Spring is almost here! What does that mean for you?
Me? I’m counting the days until we leave for Ireland where the hills are always gloriously green. (Yes, there will be rain so I’ve picked up a new water-repellent, hooded jacket to keep me from getting soaked to the skin). Most of all I’m looking forward to some spring break time with my 10-year-old niece and 13-year-old nephew. They’re simply delightful and share many of my husband’s family characteristics. Among the fun is listening to their rich vocabulary. The Irish truly have a natural, entertaining story-telling ability.
I’m also in the mood to purge and tidy. As I sat down to write this post, I was reminded of an earlier musing on spring cleaning and checked back on my previous blog to see if I recognized the person who wrote it. Have you ever done that? Gone back to some old letters, journals or, if you’re a blogger, old posts to see what the writing reveals? It’s been two years and lots of serious baggage chucking since I wrote this post. It’s more than a little strange to feel, again, the anger contained in it.
As a measure of just how far I’ve come since then, I gauged my response to a New York Times piece this morning on mommy bloggers, “Honey, Don’t Bother Me, I’m Too Busy Building My Brand.” The old Pamela Jeanne would have been launched into lunar orbit and written a tirade about self-absorbed women who didn’t fully appreciate what it meant to have the opportunity to look across the breakfast table and see their child smiling back over their cereal bowl. That would be because they were too busy locked in a love affair with their laptop — trying to one-up other mommy bloggers with their ‘momminess.’ That, or I would have written a biting post about women who appear to be more fixated on documenting monetizing motherhood than experiencing it. That was then, this is now.
I’m not the only one who is getting a new lease on life. I’ve heard from several women recently who are either in the process of or are looking to take big strides — spring forward you might say. Vicki shared a link to a recent blog post she wrote about how a mountain hike became a metaphor:
“We both felt more alive than we had in a while. We had accomplished something difficult. For the last half of the journey up our lungs burned, our muscles protested, and our hearts felt like they were going to beat out of our chests, but we persevered and we made it. What seemed like a small accomplishment in most people’s eyes…it’s not like we climbed Everest or anything…was a huge step forward for us. There was something liberating about it, and we felt instantly closer again. Because we grew up in a rural area in the mountains many of our dates before we were married had been hikes and exploring adventures to places we had never been to before. Sunday took us back to our dating days before the heaviness of infertility and the responsibilities of life had taken their toll.

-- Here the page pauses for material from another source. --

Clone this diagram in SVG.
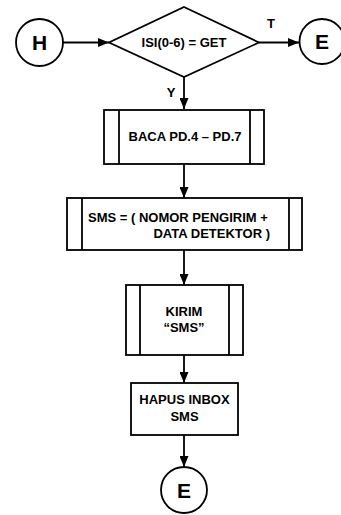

It also felt like a new beginning in some ways. We proved to ourselves that we could accomplish something again even it was just completing a 3-mile round-trip hike…and that’s a good start. Hopefully, there will be more adventures to come…maybe even bigger ones.”
There are few things more satisfying than accomplishing something that wasn’t easy, something that tested us.
Among other signs of finding a new equanimity, I’m now able to see signs of fertility without immediately feeling a sense of loss. I’m viewing it more as a sociologist or anthropologist might. For instance, I wrote a piece for Open Salon earlier this week on the fertility subtext of the HBO Series Big Love. Do you see a similar change in the way you view fertility? Spring is certainly the time to see it in abundance…
4 thoughts on “Spring Break, Spring Cleaning and Springing Forward”
I think it’s contagious, Pamela! I just read that NYT article. My reaction: Eh.
Corollary to that, during the Olympics there was abundant advertising on NBC for a forthcoming TV series entitled “Parenthood.” My reaction to that: Eh. Just one more show to not bother watching.
I might have said this before on a post either here or at coming2terms, but my turning point for taking the “eh” attitude toward fertility in the media, and perhaps fertility in general, seemed to be when I turned 50. (I’m 54 now). Perhaps it’s fair to say that at 50+, women in general aren’t defining themselves by their fertility but by their other accomplishments. And we infertiles get a head start on that process!
A very astute observation, Diane!
Have a lovely time in Ireland try some Guinness if you haven’t already; the weather is also really good at the moment so hopefully it won’t rain to much.
Thanks, Claire! Just a few days before we had across the continent and an ocean. Cheers!